Leave luck to one side – look at track records
Standard & Poor’s, in their 2013 year end review, made the point that over a five year period, US equity funds broke down as (roughly) 25% outperformed, 25% underperformed by a little bit, 25% underperformed by a lot, and 25% “disappeared”, e.g. closed down due to poor performance.
So, only one in four of the original list were outperformers, while two of the possible four outcomes (containing 50% of the funds) were extremely bad. This chimes with our own research which suggests that a bottom quartile US equity fund is twice as ‘bad’ as a top quartile equity fund is ‘good’. That is, if you own a fund that is bottom quartile then you will need two others in the top quartile, just to counter this and get back to square one.
Further, we then have to account for investor behaviour
Of the funds that were top quartile from 2000 to 2010, 79% were in the bottom quartile in at least three individual years of that decade. Did investors buy them after poor years, or just before?

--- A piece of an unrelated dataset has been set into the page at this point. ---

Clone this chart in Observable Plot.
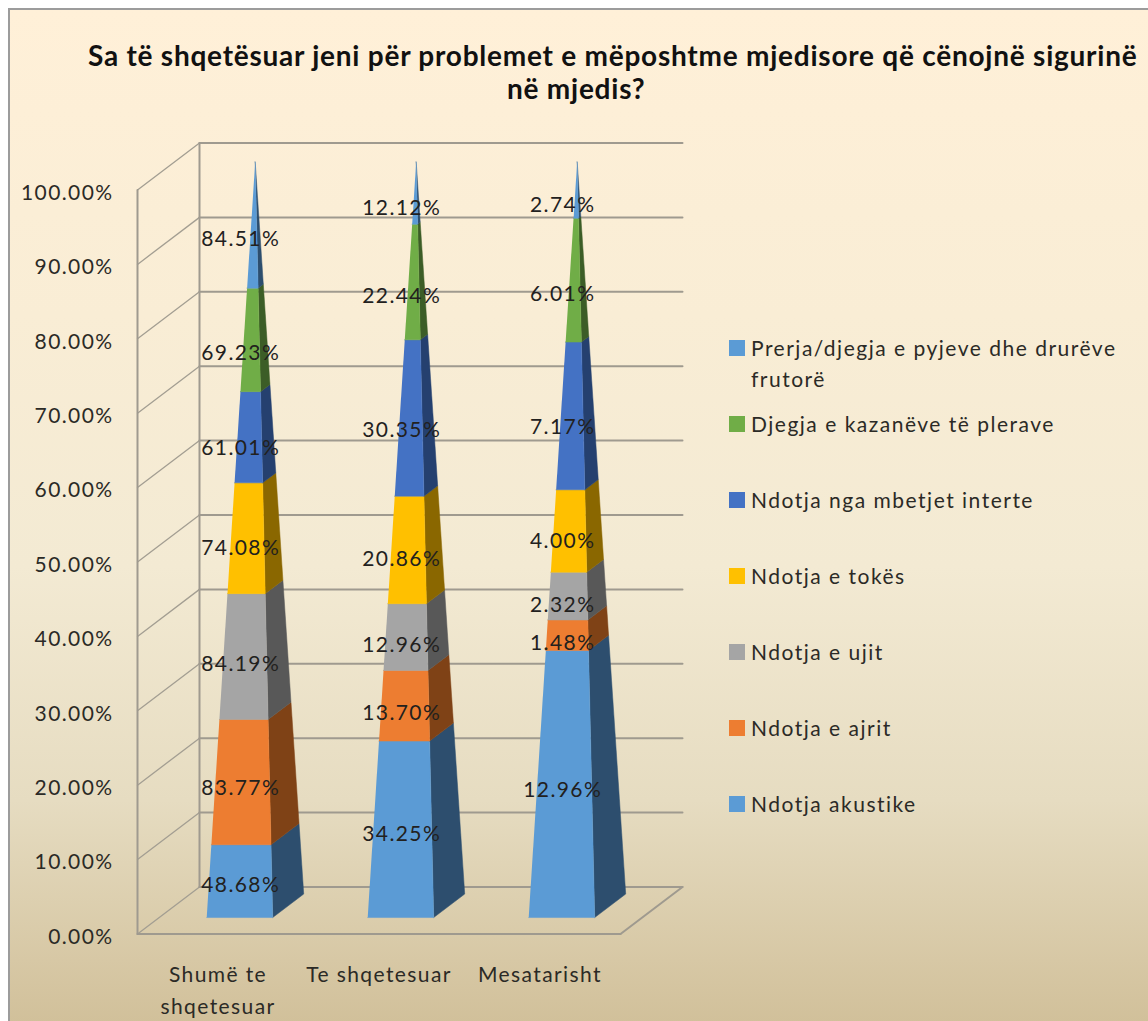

Most investors, as psychology and history dictates, are more likely to be buying in after a top quartile year, and maybe mistakenly selling after one of those bottom quartile periods. The impact investor behaviour has on their actual returns can be illustrated by looking at the difference between a fund’s track record and the average investor return from that fund
For example, the best performing US diversified stock mutual fund of the decade (1999-2009) – the CGM Focus Fund – produced an equivalent return of 18% per year. Yet the average investor in this fund lost 11% annualised ie they did indeed buy and sell at completely the wrong time.
It is no surprise then that we take a passive approach to investing in some asset classes, such as large cap US equities.